── DATASET CONTENT

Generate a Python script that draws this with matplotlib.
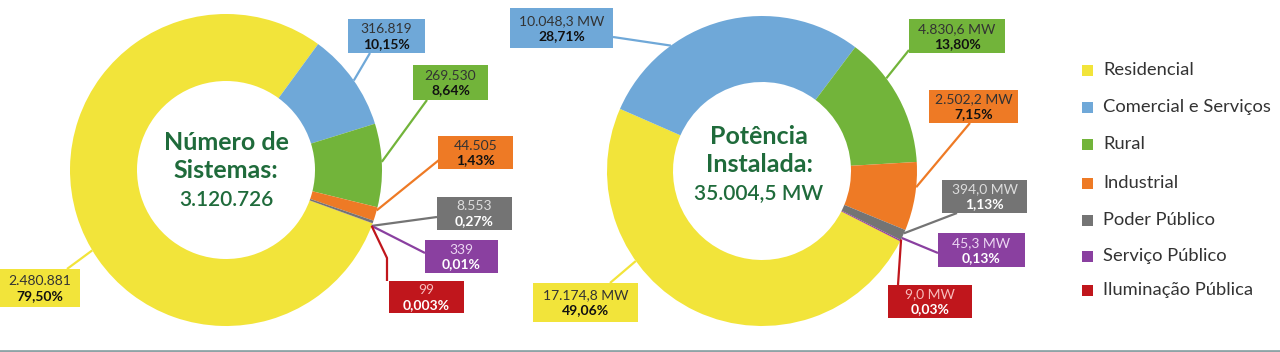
import matplotlib.pyplot as plt
from matplotlib.patches import Rectangle
import numpy as np

plt.rcParams['font.family'] = ['Lato', 'DejaVu Sans']

# dati
categorias = ['Residencial', 'Comercial e Serviços', 'Rural', 'Industrial',
              'Poder Público', 'Serviço Público', 'Iluminação Pública']
cores = ['#F2E43A', '#6FA8D8', '#72B43A', '#EE7A25', '#747474', '#8A40A0', '#C0161C']

sistemas = [2480881, 316819, 269530, 44505, 8553, 339, 99]
sistemas_txt = ['2.480.881', '316.819', '269.530', '44.505', '8.553', '339', '99']
sistemas_pct = ['79,50%', '10,15%', '8,64%', '1,43%', '0,27%', '0,01%', '0,003%']
sistemas_total = '3.120.726'

potencia = [17174.8, 10048.3, 4830.6, 2502.2, 394.0, 45.3, 9.0]
potencia_txt = ['17.174,8 MW', '10.048,3 MW', '4.830,6 MW', '2.502,2 MW',
                '394,0 MW', '45,3 MW', '9,0 MW']
potencia_pct = ['49,06%', '28,71%', '13,80%', '7,15%', '1,13%', '0,13%', '0,03%']
potencia_total = '35.004,5 MW'

# cores do texto dentro das caixas
cor_valor = ['#333333'] * 4 + ['#dddddd', '#ecd6f3', '#f7bcbc']
cor_pct = ['#111111'] * 4 + ['white'] * 3

W, H = 1280, 352
verde = '#1F6B3B'

fig = plt.figure(figsize=(12.8, 3.52), dpi=100)
ax = fig.add_axes([0, 0, 1, 1])


def donut(vals, cx, cy, R, r, start):
    ax.pie(vals, colors=cores, startangle=start, counterclock=False,
           center=(cx, H - cy), radius=R,
           wedgeprops=dict(width=R - r, linewidth=0))


def caixa(box, cor, txt1, txt2, c1, c2):
    x0, x1, y0, y1 = box
    ax.add_patch(Rectangle((x0, H - y1), x1 - x0, y1 - y0, facecolor=cor,
                           edgecolor='none', zorder=3))
    xm = (x0 + x1) / 2
    ym = (y0 + y1) / 2
    ax.text(xm, H - (ym - 7), txt1, ha='center', va='center', fontsize=10,
            color=c1, zorder=4)
    ax.text(xm, H - (ym + 8), txt2, ha='center', va='center', fontsize=10,
            color=c2, fontweight='bold', zorder=4)


def rotulos(cx, cy, R, angulos, caixas, pontas, txts, pcts):
    for i in range(len(cores)):
        a = np.radians(angulos[i])
        ax0 = cx + R * np.cos(a)
        ay0 = H - cy + R * np.sin(a)
        xs = [ax0] + [p[0] for p in pontas[i]]
        ys = [ay0] + [H - p[1] for p in pontas[i]]
        ax.plot(xs, ys, color=cores[i], lw=1.6, zorder=2,
                solid_capstyle='butt')
        caixa(caixas[i], cores[i], txts[i], pcts[i], cor_valor[i], cor_pct[i])


# ---- donut esquerdo: número de sistemas
cx1, cy1, R1, r1 = 226, 170, 156, 89
donut(sistemas, cx1, cy1, R1, r1, -20)
ang1 = [211, 35, 3, -15, -21, -21, -21]
box1 = [(0, 80, 269, 307), (348, 425, 19, 53), (413, 488, 65, 100),
        (438, 513, 136, 169), (437, 512, 197, 230), (425, 498, 240, 273),
        (389, 464, 281, 313)]
pt1 = [[(67, 269)], [(370, 53)], [(427, 100)], [(439, 160)], [(437, 217)],
       [(425, 253)], [(387, 258), (387, 281)]]
rotulos(cx1, cy1, R1, ang1, box1, pt1, sistemas_txt, sistemas_pct)

ax.text(cx1, H - 142, 'Número de', ha='center', va='center', fontsize=18,
        fontweight='bold', color=verde)
ax.text(cx1, H - 170, 'Sistemas:', ha='center', va='center', fontsize=18,
        fontweight='bold', color=verde)
ax.text(cx1, H - 200, sistemas_total, ha='center', va='center', fontsize=15,
        fontweight='semibold', color=verde)

# ---- donut direito: potência instalada
cx2, cy2, R2, r2 = 762, 171, 155, 89
donut(potencia, cx2, cy2, R2, r2, -27)
ang2 = [215.5, 126, 36.7, -6, -23.7, -25.6, -26.2]
box2 = [(533, 638, 283, 322), (510, 613, 8, 48), (909, 1005, 19, 53),
        (929, 1018, 90, 123), (942, 1027, 180, 213), (938, 1025, 233, 267),
        (888, 972, 285, 318)]
pt2 = [[(610, 283)], [(613, 37)], [(909, 50)], [(970, 123)], [(957, 213)],
       [(938, 253)], [(898, 285)]]
rotulos(cx2, cy2, R2, ang2, box2, pt2, potencia_txt, potencia_pct)

ax.text(cx2 - 3, H - 137, 'Potência', ha='center', va='center', fontsize=18,
        fontweight='bold', color=verde)
ax.text(cx2 - 3, H - 165, 'Instalada:', ha='center', va='center', fontsize=18,
        fontweight='bold', color=verde)
ax.text(cx2 - 3, H - 193, potencia_total, ha='center', va='center',
        fontsize=15, fontweight='semibold', color=verde)

# ---- legenda
leg_y = [70, 107, 144, 183, 220, 256, 290]
for i, nome in enumerate(categorias):
    ax.add_patch(Rectangle((1082, H - leg_y[i] - 5.5), 11, 11,
                           facecolor=cores[i], edgecolor='none'))
    ax.text(1103, H - leg_y[i], nome, ha='left', va='center', fontsize=13.2,
            color='#333333')

# linha inferior
ax.plot([0, W], [1, 1], color='#8EA3A6', lw=2)

ax.set_xlim(0, W)
ax.set_ylim(0, H)
ax.set_aspect('auto')
ax.axis('off')

fig.savefig('out.png', dpi=100)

────

● YOUR TASK
Without the pictures, write out all of the material exactly.

● RESULT OF THIS TASK
Generate a Python script that draws this with matplotlib.
import matplotlib.pyplot as plt
from matplotlib.patches import Rectangle
import numpy as np

plt.rcParams['font.family'] = ['Lato', 'DejaVu Sans']

# dati
categorias = ['Residencial', 'Comercial e Serviços', 'Rural', 'Industrial',
              'Poder Público', 'Serviço Público', 'Iluminação Pública']
cores = ['#F2E43A', '#6FA8D8', '#72B43A', '#EE7A25', '#747474', '#8A40A0', '#C0161C']

sistemas = [2480881, 316819, 269530, 44505, 8553, 339, 99]
sistemas_txt = ['2.480.881', '316.819', '269.530', '44.505', '8.553', '339', '99']
sistemas_pct = ['79,50%', '10,15%', '8,64%', '1,43%', '0,27%', '0,01%', '0,003%']
sistemas_total = '3.120.726'

potencia = [17174.8, 10048.3, 4830.6, 2502.2, 394.0, 45.3, 9.0]
potencia_txt = ['17.174,8 MW', '10.048,3 MW', '4.830,6 MW', '2.502,2 MW',
                '394,0 MW', '45,3 MW', '9,0 MW']
potencia_pct = ['49,06%', '28,71%', '13,80%', '7,15%', '1,13%', '0,13%', '0,03%']
potencia_total = '35.004,5 MW'

# cores do texto dentro das caixas
cor_valor = ['#333333'] * 4 + ['#dddddd', '#ecd6f3', '#f7bcbc']
cor_pct = ['#111111'] * 4 + ['white'] * 3

W, H = 1280, 352
verde = '#1F6B3B'

fig = plt.figure(figsize=(12.8, 3.52), dpi=100)
ax = fig.add_axes([0, 0, 1, 1])


def donut(vals, cx, cy, R, r, start):
    ax.pie(vals, colors=cores, startangle=start, counterclock=False,
           center=(cx, H - cy), radius=R,
           wedgeprops=dict(width=R - r, linewidth=0))


def caixa(box, cor, txt1, txt2, c1, c2):
    x0, x1, y0, y1 = box
    ax.add_patch(Rectangle((x0, H - y1), x1 - x0, y1 - y0, facecolor=cor,
                           edgecolor='none', zorder=3))
    xm = (x0 + x1) / 2
    ym = (y0 + y1) / 2
    ax.text(xm, H - (ym - 7), txt1, ha='center', va='center', fontsize=10,
            color=c1, zorder=4)
    ax.text(xm, H - (ym + 8), txt2, ha='center', va='center', fontsize=10,
            color=c2, fontweight='bold', zorder=4)


def rotulos(cx, cy, R, angulos, caixas, pontas, txts, pcts):
    for i in range(len(cores)):
        a = np.radians(angulos[i])
        ax0 = cx + R * np.cos(a)
        ay0 = H - cy + R * np.sin(a)
        xs = [ax0] + [p[0] for p in pontas[i]]
        ys = [ay0] + [H - p[1] for p in pontas[i]]
        ax.plot(xs, ys, color=cores[i], lw=1.6, zorder=2,
                solid_capstyle='butt')
        caixa(caixas[i], cores[i], txts[i], pcts[i], cor_valor[i], cor_pct[i])


# ---- donut esquerdo: número de sistemas
cx1, cy1, R1, r1 = 226, 170, 156, 89
donut(sistemas, cx1, cy1, R1, r1, -20)
ang1 = [211, 35, 3, -15, -21, -21, -21]
box1 = [(0, 80, 269, 307), (348, 425, 19, 53), (413, 488, 65, 100),
        (438, 513, 136, 169), (437, 512, 197, 230), (425, 498, 240, 273),
        (389, 464, 281, 313)]
pt1 = [[(67, 269)], [(370, 53)], [(427, 100)], [(439, 160)], [(437, 217)],
       [(425, 253)], [(387, 258), (387, 281)]]
rotulos(cx1, cy1, R1, ang1, box1, pt1, sistemas_txt, sistemas_pct)

ax.text(cx1, H - 142, 'Número de', ha='center', va='center', fontsize=18,
        fontweight='bold', color=verde)
ax.text(cx1, H - 170, 'Sistemas:', ha='center', va='center', fontsize=18,
        fontweight='bold', color=verde)
ax.text(cx1, H - 200, sistemas_total, ha='center', va='center', fontsize=15,
        fontweight='semibold', color=verde)

# ---- donut direito: potência instalada
cx2, cy2, R2, r2 = 762, 171, 155, 89
donut(potencia, cx2, cy2, R2, r2, -27)
ang2 = [215.5, 126, 36.7, -6, -23.7, -25.6, -26.2]
box2 = [(533, 638, 283, 322), (510, 613, 8, 48), (909, 1005, 19, 53),
        (929, 1018, 90, 123), (942, 1027, 180, 213), (938, 1025, 233, 267),
        (888, 972, 285, 318)]
pt2 = [[(610, 283)], [(613, 37)], [(909, 50)], [(970, 123)], [(957, 213)],
       [(938, 253)], [(898, 285)]]
rotulos(cx2, cy2, R2, ang2, box2, pt2, potencia_txt, potencia_pct)

ax.text(cx2 - 3, H - 137, 'Potência', ha='center', va='center', fontsize=18,
        fontweight='bold', color=verde)
ax.text(cx2 - 3, H - 165, 'Instalada:', ha='center', va='center', fontsize=18,
        fontweight='bold', color=verde)
ax.text(cx2 - 3, H - 193, potencia_total, ha='center', va='center',
        fontsize=15, fontweight='semibold', color=verde)

# ---- legenda
leg_y = [70, 107, 144, 183, 220, 256, 290]
for i, nome in enumerate(categorias):
    ax.add_patch(Rectangle((1082, H - leg_y[i] - 5.5), 11, 11,
                           facecolor=cores[i], edgecolor='none'))
    ax.text(1103, H - leg_y[i], nome, ha='left', va='center', fontsize=13.2,
            color='#333333')

# linha inferior
ax.plot([0, W], [1, 1], color='#8EA3A6', lw=2)

ax.set_xlim(0, W)
ax.set_ylim(0, H)
ax.set_aspect('auto')
ax.axis('off')

fig.savefig('out.png', dpi=100)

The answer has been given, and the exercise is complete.